Begin with the line holding "Convert this chart to Plotly code.", end with the line holding "import plotly.graph_objects as go", and repeat every line in between exactly, without pictures.

....

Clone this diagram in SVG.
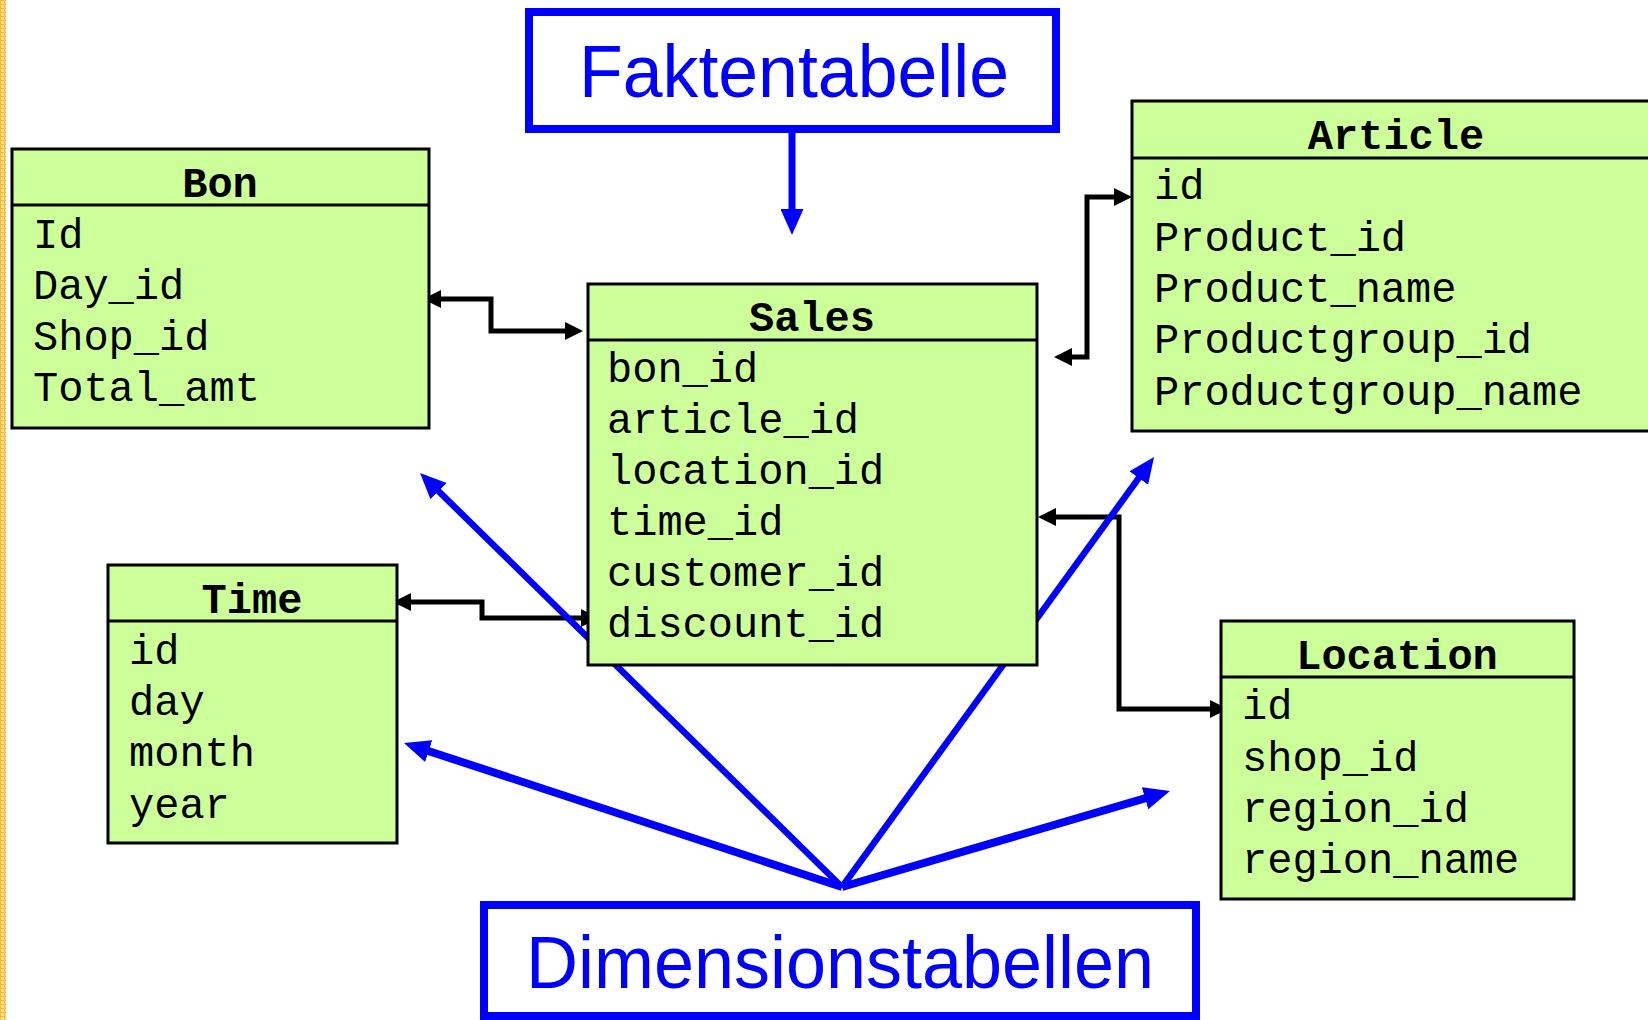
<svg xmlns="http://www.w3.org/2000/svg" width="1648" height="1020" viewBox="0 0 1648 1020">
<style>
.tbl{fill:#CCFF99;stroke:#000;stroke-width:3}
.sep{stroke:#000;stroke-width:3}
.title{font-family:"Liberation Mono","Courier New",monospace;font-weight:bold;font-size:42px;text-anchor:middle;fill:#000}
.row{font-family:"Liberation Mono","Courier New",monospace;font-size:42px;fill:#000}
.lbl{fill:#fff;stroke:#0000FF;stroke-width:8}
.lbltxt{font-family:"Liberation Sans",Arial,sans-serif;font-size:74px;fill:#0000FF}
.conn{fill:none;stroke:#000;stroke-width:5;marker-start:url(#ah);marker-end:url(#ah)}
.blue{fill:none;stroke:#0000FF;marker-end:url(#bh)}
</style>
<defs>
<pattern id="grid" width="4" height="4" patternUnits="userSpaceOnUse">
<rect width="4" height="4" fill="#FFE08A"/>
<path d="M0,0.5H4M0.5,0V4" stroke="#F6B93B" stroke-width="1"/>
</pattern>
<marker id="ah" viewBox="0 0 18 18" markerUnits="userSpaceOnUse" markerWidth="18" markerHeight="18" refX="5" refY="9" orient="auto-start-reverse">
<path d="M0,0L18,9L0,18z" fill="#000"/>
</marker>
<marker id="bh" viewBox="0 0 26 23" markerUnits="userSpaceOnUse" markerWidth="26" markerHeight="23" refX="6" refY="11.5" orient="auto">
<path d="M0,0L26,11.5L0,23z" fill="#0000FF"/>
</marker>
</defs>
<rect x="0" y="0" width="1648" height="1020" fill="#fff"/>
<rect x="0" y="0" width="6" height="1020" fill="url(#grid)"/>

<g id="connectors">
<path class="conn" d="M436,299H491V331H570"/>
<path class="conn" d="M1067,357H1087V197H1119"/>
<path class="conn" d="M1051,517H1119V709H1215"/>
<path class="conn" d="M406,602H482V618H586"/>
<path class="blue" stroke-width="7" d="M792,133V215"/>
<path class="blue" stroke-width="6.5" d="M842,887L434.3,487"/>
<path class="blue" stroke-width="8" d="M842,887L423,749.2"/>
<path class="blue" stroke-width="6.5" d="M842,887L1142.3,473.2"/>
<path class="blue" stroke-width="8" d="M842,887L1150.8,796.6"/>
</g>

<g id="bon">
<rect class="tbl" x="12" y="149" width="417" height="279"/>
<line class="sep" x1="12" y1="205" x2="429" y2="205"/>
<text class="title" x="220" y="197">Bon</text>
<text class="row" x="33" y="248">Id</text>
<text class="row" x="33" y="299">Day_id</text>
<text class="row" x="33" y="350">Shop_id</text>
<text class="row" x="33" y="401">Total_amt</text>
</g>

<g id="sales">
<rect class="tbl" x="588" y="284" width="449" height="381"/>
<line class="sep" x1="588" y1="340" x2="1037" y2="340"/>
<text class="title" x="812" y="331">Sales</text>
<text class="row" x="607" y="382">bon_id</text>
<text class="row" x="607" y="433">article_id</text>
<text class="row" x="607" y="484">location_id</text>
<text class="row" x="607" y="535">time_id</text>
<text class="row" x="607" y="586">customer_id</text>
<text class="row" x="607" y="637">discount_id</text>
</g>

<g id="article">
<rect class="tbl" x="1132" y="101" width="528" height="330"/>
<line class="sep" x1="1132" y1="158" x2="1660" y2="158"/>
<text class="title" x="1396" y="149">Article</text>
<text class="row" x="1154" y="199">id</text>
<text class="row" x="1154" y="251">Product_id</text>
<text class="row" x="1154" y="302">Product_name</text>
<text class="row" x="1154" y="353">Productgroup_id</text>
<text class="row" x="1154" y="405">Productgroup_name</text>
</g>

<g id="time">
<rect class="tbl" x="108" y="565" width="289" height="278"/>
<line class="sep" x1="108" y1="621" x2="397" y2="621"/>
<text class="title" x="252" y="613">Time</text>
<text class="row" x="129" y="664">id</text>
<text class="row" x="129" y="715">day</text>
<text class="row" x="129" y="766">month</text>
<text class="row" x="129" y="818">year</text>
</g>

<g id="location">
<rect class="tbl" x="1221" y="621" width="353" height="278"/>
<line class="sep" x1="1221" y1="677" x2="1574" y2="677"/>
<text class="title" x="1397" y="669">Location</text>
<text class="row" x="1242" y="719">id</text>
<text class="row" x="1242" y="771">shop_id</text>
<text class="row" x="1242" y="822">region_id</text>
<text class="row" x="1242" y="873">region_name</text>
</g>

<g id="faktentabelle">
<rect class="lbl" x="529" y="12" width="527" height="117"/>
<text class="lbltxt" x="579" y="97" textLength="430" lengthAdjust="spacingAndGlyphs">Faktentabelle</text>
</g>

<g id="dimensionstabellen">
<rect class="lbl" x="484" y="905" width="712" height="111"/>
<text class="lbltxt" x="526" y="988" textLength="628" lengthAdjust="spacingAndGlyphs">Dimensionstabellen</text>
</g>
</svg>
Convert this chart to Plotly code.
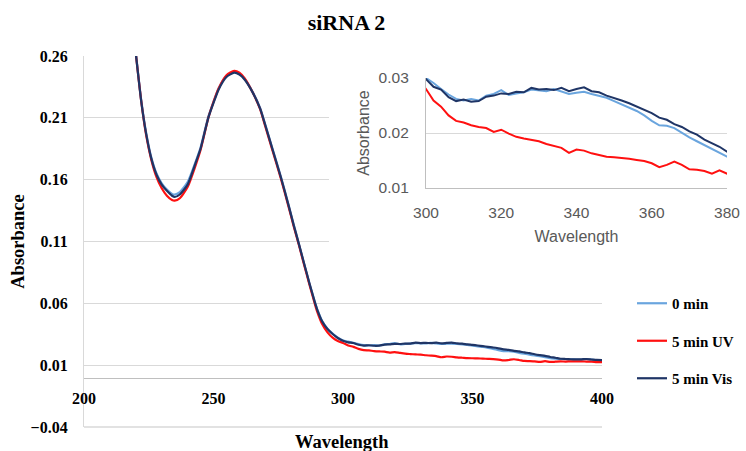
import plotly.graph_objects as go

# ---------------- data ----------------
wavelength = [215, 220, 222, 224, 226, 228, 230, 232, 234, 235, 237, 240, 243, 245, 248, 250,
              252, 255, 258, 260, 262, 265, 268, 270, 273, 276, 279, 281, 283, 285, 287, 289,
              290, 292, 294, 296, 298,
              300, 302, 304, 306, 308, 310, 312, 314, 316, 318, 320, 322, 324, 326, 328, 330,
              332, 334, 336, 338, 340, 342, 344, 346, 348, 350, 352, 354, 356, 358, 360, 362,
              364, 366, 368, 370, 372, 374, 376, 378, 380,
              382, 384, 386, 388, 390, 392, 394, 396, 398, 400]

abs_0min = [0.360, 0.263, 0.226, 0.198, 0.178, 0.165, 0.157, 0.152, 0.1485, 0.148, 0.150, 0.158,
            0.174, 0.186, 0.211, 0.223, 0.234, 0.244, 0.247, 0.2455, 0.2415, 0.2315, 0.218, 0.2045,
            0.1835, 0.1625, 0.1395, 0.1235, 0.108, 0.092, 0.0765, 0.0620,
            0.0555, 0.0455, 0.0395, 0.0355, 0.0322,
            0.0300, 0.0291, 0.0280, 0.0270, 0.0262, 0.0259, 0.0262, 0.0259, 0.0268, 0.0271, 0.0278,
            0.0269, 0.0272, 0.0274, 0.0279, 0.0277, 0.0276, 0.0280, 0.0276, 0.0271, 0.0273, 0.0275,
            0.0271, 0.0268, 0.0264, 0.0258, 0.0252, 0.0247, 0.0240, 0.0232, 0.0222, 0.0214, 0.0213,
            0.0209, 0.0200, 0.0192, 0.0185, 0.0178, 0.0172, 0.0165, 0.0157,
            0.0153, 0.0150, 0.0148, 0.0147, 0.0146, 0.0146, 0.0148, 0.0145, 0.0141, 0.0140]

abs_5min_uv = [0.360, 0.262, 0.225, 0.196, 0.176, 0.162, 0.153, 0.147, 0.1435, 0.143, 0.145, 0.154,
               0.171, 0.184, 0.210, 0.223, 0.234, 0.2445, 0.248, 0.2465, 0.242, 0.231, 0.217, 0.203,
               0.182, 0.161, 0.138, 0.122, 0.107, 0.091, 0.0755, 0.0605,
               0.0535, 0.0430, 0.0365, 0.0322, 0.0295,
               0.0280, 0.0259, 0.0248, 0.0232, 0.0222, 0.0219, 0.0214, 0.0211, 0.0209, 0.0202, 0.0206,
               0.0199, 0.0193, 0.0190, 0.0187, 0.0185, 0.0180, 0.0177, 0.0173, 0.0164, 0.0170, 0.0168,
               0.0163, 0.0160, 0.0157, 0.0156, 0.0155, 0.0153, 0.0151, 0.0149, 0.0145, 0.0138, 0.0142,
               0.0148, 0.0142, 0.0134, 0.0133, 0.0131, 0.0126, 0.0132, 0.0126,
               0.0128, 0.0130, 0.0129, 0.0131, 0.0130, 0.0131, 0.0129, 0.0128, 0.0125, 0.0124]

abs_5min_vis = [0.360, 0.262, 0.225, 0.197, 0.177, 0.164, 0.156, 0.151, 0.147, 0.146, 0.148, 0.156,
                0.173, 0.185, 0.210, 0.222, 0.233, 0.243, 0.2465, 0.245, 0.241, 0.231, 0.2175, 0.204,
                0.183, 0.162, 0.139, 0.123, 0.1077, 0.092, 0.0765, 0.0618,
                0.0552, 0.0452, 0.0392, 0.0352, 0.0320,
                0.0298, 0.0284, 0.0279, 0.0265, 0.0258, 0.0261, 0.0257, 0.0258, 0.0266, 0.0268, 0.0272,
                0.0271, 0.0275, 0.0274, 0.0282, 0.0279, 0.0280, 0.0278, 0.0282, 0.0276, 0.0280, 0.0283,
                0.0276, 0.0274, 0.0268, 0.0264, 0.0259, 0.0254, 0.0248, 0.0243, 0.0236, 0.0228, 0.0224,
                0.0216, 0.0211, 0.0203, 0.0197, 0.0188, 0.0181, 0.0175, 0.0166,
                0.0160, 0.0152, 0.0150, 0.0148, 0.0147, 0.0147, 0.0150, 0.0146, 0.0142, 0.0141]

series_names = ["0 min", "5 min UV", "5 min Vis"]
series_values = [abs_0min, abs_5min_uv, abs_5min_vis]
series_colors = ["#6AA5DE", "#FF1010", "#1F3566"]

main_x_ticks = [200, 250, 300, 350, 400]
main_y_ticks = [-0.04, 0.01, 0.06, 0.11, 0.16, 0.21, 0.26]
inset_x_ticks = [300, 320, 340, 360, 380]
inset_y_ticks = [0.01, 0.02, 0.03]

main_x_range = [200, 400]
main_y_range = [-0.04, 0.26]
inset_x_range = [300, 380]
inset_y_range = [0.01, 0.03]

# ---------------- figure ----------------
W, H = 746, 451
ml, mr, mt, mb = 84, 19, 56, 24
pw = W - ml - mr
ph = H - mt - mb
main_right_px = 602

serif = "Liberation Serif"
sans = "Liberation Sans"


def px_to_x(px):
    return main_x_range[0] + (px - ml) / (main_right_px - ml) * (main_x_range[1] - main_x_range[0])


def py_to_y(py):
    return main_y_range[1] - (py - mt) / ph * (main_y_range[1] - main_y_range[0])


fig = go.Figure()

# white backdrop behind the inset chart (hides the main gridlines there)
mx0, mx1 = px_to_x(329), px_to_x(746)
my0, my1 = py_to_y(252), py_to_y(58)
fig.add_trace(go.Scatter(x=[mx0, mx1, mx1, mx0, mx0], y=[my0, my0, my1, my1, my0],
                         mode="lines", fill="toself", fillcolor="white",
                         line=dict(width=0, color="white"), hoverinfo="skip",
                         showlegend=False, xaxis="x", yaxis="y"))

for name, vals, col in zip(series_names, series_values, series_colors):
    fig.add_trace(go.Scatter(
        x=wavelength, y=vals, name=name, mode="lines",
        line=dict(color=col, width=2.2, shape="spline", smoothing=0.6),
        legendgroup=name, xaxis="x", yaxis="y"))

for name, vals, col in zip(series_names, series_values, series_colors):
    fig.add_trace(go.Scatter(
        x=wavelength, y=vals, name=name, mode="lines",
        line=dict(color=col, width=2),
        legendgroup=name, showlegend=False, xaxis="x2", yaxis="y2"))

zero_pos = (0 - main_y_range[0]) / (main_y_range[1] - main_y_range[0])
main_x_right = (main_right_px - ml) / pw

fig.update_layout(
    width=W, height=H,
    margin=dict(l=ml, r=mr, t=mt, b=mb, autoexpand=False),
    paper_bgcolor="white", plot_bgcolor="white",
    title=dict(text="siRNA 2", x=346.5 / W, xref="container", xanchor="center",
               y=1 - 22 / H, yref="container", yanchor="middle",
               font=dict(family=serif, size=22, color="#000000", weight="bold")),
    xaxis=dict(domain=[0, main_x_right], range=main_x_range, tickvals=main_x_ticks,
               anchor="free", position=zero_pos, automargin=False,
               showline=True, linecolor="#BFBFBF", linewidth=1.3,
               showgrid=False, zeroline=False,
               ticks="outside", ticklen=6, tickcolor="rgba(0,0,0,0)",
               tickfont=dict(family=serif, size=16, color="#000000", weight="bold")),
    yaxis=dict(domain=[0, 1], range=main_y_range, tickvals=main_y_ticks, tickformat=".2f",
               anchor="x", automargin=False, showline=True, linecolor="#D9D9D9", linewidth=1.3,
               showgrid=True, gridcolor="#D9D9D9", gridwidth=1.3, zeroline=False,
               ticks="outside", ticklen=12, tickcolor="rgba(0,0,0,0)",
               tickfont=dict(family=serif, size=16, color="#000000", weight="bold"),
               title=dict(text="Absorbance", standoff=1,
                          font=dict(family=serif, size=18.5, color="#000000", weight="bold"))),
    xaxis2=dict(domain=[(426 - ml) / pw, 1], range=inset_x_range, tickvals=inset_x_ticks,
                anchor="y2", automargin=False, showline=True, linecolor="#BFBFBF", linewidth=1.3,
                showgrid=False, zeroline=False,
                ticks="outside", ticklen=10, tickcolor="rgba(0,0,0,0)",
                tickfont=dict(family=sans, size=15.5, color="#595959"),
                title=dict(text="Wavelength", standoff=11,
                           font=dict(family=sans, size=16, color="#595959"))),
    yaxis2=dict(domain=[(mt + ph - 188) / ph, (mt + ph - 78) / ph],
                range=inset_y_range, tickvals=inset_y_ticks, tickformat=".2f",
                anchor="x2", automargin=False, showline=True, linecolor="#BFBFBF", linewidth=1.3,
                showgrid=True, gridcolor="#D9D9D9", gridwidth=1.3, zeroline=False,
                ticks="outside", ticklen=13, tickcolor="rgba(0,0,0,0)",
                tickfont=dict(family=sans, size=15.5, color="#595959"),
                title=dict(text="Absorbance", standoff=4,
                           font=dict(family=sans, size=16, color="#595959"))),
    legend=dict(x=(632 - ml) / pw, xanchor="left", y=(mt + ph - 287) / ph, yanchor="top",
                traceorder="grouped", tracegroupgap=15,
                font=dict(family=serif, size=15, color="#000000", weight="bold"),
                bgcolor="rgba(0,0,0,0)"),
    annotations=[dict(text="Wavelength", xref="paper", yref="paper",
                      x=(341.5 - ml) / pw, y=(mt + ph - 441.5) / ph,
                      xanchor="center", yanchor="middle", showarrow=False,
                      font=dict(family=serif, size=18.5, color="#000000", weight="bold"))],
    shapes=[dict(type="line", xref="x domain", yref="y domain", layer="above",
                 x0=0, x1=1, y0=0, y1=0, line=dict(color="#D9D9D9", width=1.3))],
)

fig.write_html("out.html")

....

* Task output:
Convert this chart to Plotly code.
import plotly.graph_objects as go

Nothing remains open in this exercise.